Directions ▸
Output all the data exactly. Pictures do not belong in the copy.

--------------------------------

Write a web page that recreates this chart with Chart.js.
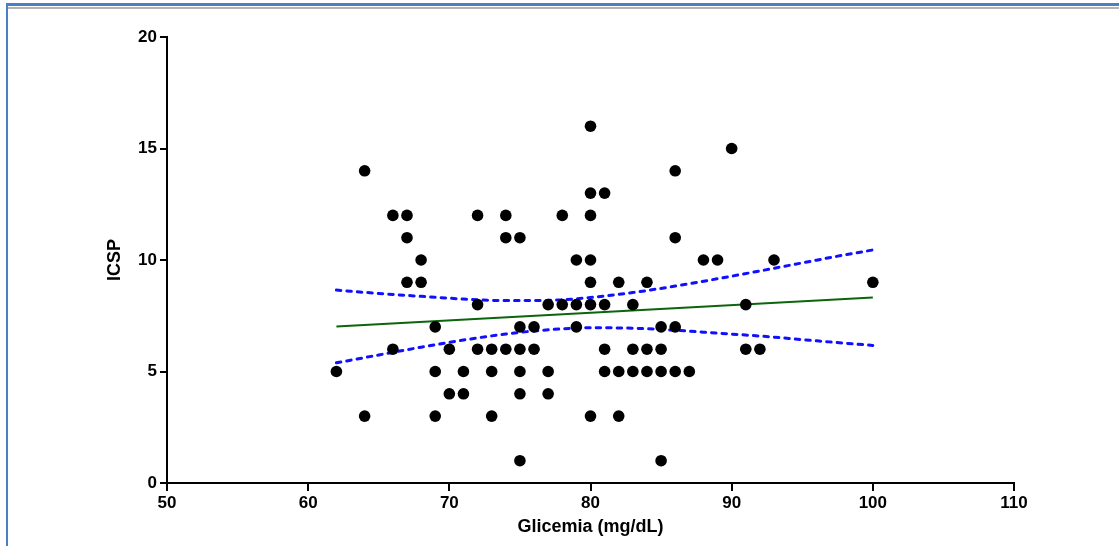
<!DOCTYPE html>
<html>
<head>
<meta charset="utf-8">
<script src="https://cdn.jsdelivr.net/npm/chart.js@4/dist/chart.umd.min.js"></script>
<style>
  body { margin: 0; background: #fff; }
  #wrap { position: relative; width: 1119px; height: 546px; overflow: hidden; }
  #frameTop { position: absolute; left: 6px; top: 3px; width: 1113px; height: 3px; background: #4a7fc1; }
  #frameGray { position: absolute; left: 8px; top: 7px; width: 1111px; height: 2px; background: #b4b4b4; }
  #frameLeft { position: absolute; left: 6px; top: 3px; width: 2px; height: 543px; background: #4a7fc1; }
  canvas { position: absolute; left: 0; top: 0; }
</style>
</head>
<body>
<div id="wrap">
  <div id="frameTop"></div>
  <div id="frameGray"></div>
  <div id="frameLeft"></div>
  <canvas id="chart" width="1119" height="546"></canvas>
</div>
<script>
// observations (glicemia mg/dL, ICSP)
const glicemia = [62, 64, 64, 66, 66, 67, 67, 67, 68, 68, 69, 69, 69, 70, 70, 71, 71,
  72, 72, 72, 73, 73, 73, 74, 74, 74, 75, 75, 75, 75, 75, 75, 76, 76, 77, 77, 77,
  78, 78, 79, 79, 79, 80, 80, 80, 80, 80, 80, 80, 81, 81, 81, 81, 82, 82, 82,
  83, 83, 83, 84, 84, 84, 85, 85, 85, 85, 86, 86, 86, 86, 87, 88, 89, 90, 91, 91,
  92, 93, 100];
const icsp = [5, 14, 3, 12, 6, 12, 11, 9, 10, 9, 7, 5, 3, 6, 4, 5, 4,
  12, 8, 6, 6, 5, 3, 12, 11, 6, 11, 7, 6, 5, 4, 1, 7, 6, 8, 5, 4,
  12, 8, 10, 8, 7, 16, 13, 12, 10, 9, 8, 3, 13, 8, 6, 5, 9, 5, 3,
  8, 6, 5, 9, 6, 5, 7, 6, 5, 1, 14, 11, 7, 5, 5, 10, 10, 15, 8, 6,
  6, 10, 9];

// regression line ends
const fitX = [62, 100];
const fitY = [7.02, 8.32];

// 95% confidence band
const bandX = [62, 65, 68, 71, 74, 77, 80, 83, 86, 89, 92, 95, 98, 100];
const bandUpper = [8.65, 8.50, 8.37, 8.25, 8.18, 8.19, 8.32, 8.54, 8.83, 9.16, 9.51, 9.87, 10.23, 10.45];
const bandLower = [5.39, 5.74, 6.09, 6.41, 6.68, 6.87, 6.96, 6.94, 6.85, 6.72, 6.59, 6.43, 6.27, 6.17];

const xTicks = [50, 60, 70, 80, 90, 100, 110];
const yTicks = [0, 5, 10, 15, 20];

function pairs(xs, ys) {
  return xs.map((x, i) => ({ x: x, y: ys[i] }));
}

const tickFont = { family: "'Liberation Sans', Arial, sans-serif", size: 17, weight: 'bold' };
const titleFont = { family: "'Liberation Sans', Arial, sans-serif", size: 18, weight: 'bold' };

new Chart(document.getElementById('chart'), {
  type: 'scatter',
  data: {
    datasets: [
      {
        data: pairs(glicemia, icsp),
        pointRadius: 5.8,
        pointBackgroundColor: '#000',
        pointBorderWidth: 0,
        showLine: false
      },
      {
        data: pairs(fitX, fitY),
        showLine: true,
        borderColor: '#0b660b',
        borderWidth: 2,
        pointRadius: 0
      },
      {
        data: pairs(bandX, bandUpper),
        showLine: true,
        borderColor: '#1010ff',
        borderWidth: 3,
        borderDash: [4.5, 6],
        borderCapStyle: 'round',
        cubicInterpolationMode: 'monotone',
        pointRadius: 0
      },
      {
        data: pairs(bandX, bandLower),
        showLine: true,
        borderColor: '#1010ff',
        borderWidth: 3,
        borderDash: [4.5, 6],
        borderCapStyle: 'round',
        cubicInterpolationMode: 'monotone',
        pointRadius: 0
      }
    ]
  },
  options: {
    responsive: false,
    animation: false,
    layout: { padding: { top: 37, right: 105, bottom: 0, left: 0 } },
    plugins: { legend: { display: false }, tooltip: { enabled: false } },
    scales: {
      x: {
        type: 'linear',
        min: 50,
        max: 110,
        afterBuildTicks: s => { s.ticks = xTicks.map(v => ({ value: v })); },
        afterFit: s => { s.height = 63; },
        ticks: { color: '#000', font: tickFont, padding: 2, maxRotation: 0 },
        grid: { drawOnChartArea: false, drawTicks: true, tickLength: 8, color: '#000', lineWidth: 2 },
        border: { display: true, color: '#000', width: 2 },
        title: { display: true, text: 'Glicemia (mg/dL)', color: '#000', font: titleFont, padding: { top: 0, bottom: 8 } }
      },
      y: {
        type: 'linear',
        min: 0,
        max: 20,
        afterBuildTicks: s => { s.ticks = yTicks.map(v => ({ value: v })); },
        afterFit: s => { s.width = 167; },
        ticks: { color: '#000', font: tickFont, padding: 3 },
        grid: { drawOnChartArea: false, drawTicks: true, tickLength: 7, color: '#000', lineWidth: 2 },
        border: { display: true, color: '#000', width: 2 },
        title: { display: true, text: 'ICSP', color: '#000', font: titleFont, padding: { top: 104, bottom: 0 } }
      }
    }
  }
});
</script>
</body>
</html>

--------------------------------

Exercise result ▸
Write a web page that recreates this chart with Chart.js.
<!DOCTYPE html>
<html>
<head>
<meta charset="utf-8">
<script src="https://cdn.jsdelivr.net/npm/chart.js@4/dist/chart.umd.min.js"></script>
<style>
  body { margin: 0; background: #fff; }
  #wrap { position: relative; width: 1119px; height: 546px; overflow: hidden; }
  #frameTop { position: absolute; left: 6px; top: 3px; width: 1113px; height: 3px; background: #4a7fc1; }
  #frameGray { position: absolute; left: 8px; top: 7px; width: 1111px; height: 2px; background: #b4b4b4; }
  #frameLeft { position: absolute; left: 6px; top: 3px; width: 2px; height: 543px; background: #4a7fc1; }
  canvas { position: absolute; left: 0; top: 0; }
</style>
</head>
<body>
<div id="wrap">
  <div id="frameTop"></div>
  <div id="frameGray"></div>
  <div id="frameLeft"></div>
  <canvas id="chart" width="1119" height="546"></canvas>
</div>
<script>
// observations (glicemia mg/dL, ICSP)
const glicemia = [62, 64, 64, 66, 66, 67, 67, 67, 68, 68, 69, 69, 69, 70, 70, 71, 71,
  72, 72, 72, 73, 73, 73, 74, 74, 74, 75, 75, 75, 75, 75, 75, 76, 76, 77, 77, 77,
  78, 78, 79, 79, 79, 80, 80, 80, 80, 80, 80, 80, 81, 81, 81, 81, 82, 82, 82,
  83, 83, 83, 84, 84, 84, 85, 85, 85, 85, 86, 86, 86, 86, 87, 88, 89, 90, 91, 91,
  92, 93, 100];
const icsp = [5, 14, 3, 12, 6, 12, 11, 9, 10, 9, 7, 5, 3, 6, 4, 5, 4,
  12, 8, 6, 6, 5, 3, 12, 11, 6, 11, 7, 6, 5, 4, 1, 7, 6, 8, 5, 4,
  12, 8, 10, 8, 7, 16, 13, 12, 10, 9, 8, 3, 13, 8, 6, 5, 9, 5, 3,
  8, 6, 5, 9, 6, 5, 7, 6, 5, 1, 14, 11, 7, 5, 5, 10, 10, 15, 8, 6,
  6, 10, 9];

// regression line ends
const fitX = [62, 100];
const fitY = [7.02, 8.32];

// 95% confidence band
const bandX = [62, 65, 68, 71, 74, 77, 80, 83, 86, 89, 92, 95, 98, 100];
const bandUpper = [8.65, 8.50, 8.37, 8.25, 8.18, 8.19, 8.32, 8.54, 8.83, 9.16, 9.51, 9.87, 10.23, 10.45];
const bandLower = [5.39, 5.74, 6.09, 6.41, 6.68, 6.87, 6.96, 6.94, 6.85, 6.72, 6.59, 6.43, 6.27, 6.17];

const xTicks = [50, 60, 70, 80, 90, 100, 110];
const yTicks = [0, 5, 10, 15, 20];

function pairs(xs, ys) {
  return xs.map((x, i) => ({ x: x, y: ys[i] }));
}

const tickFont = { family: "'Liberation Sans', Arial, sans-serif", size: 17, weight: 'bold' };
const titleFont = { family: "'Liberation Sans', Arial, sans-serif", size: 18, weight: 'bold' };

new Chart(document.getElementById('chart'), {
  type: 'scatter',
  data: {
    datasets: [
      {
        data: pairs(glicemia, icsp),
        pointRadius: 5.8,
        pointBackgroundColor: '#000',
        pointBorderWidth: 0,
        showLine: false
      },
      {
        data: pairs(fitX, fitY),
        showLine: true,
        borderColor: '#0b660b',
        borderWidth: 2,
        pointRadius: 0
      },
      {
        data: pairs(bandX, bandUpper),
        showLine: true,
        borderColor: '#1010ff',
        borderWidth: 3,
        borderDash: [4.5, 6],
        borderCapStyle: 'round',
        cubicInterpolationMode: 'monotone',
        pointRadius: 0
      },
      {
        data: pairs(bandX, bandLower),
        showLine: true,
        borderColor: '#1010ff',
        borderWidth: 3,
        borderDash: [4.5, 6],
        borderCapStyle: 'round',
        cubicInterpolationMode: 'monotone',
        pointRadius: 0
      }
    ]
  },
  options: {
    responsive: false,
    animation: false,
    layout: { padding: { top: 37, right: 105, bottom: 0, left: 0 } },
    plugins: { legend: { display: false }, tooltip: { enabled: false } },
    scales: {
      x: {
        type: 'linear',
        min: 50,
        max: 110,
        afterBuildTicks: s => { s.ticks = xTicks.map(v => ({ value: v })); },
        afterFit: s => { s.height = 63; },
        ticks: { color: '#000', font: tickFont, padding: 2, maxRotation: 0 },
        grid: { drawOnChartArea: false, drawTicks: true, tickLength: 8, color: '#000', lineWidth: 2 },
        border: { display: true, color: '#000', width: 2 },
        title: { display: true, text: 'Glicemia (mg/dL)', color: '#000', font: titleFont, padding: { top: 0, bottom: 8 } }
      },
      y: {
        type: 'linear',
        min: 0,
        max: 20,
        afterBuildTicks: s => { s.ticks = yTicks.map(v => ({ value: v })); },
        afterFit: s => { s.width = 167; },
        ticks: { color: '#000', font: tickFont, padding: 3 },
        grid: { drawOnChartArea: false, drawTicks: true, tickLength: 7, color: '#000', lineWidth: 2 },
        border: { display: true, color: '#000', width: 2 },
        title: { display: true, text: 'ICSP', color: '#000', font: titleFont, padding: { top: 104, bottom: 0 } }
      }
    }
  }
});
</script>
</body>
</html>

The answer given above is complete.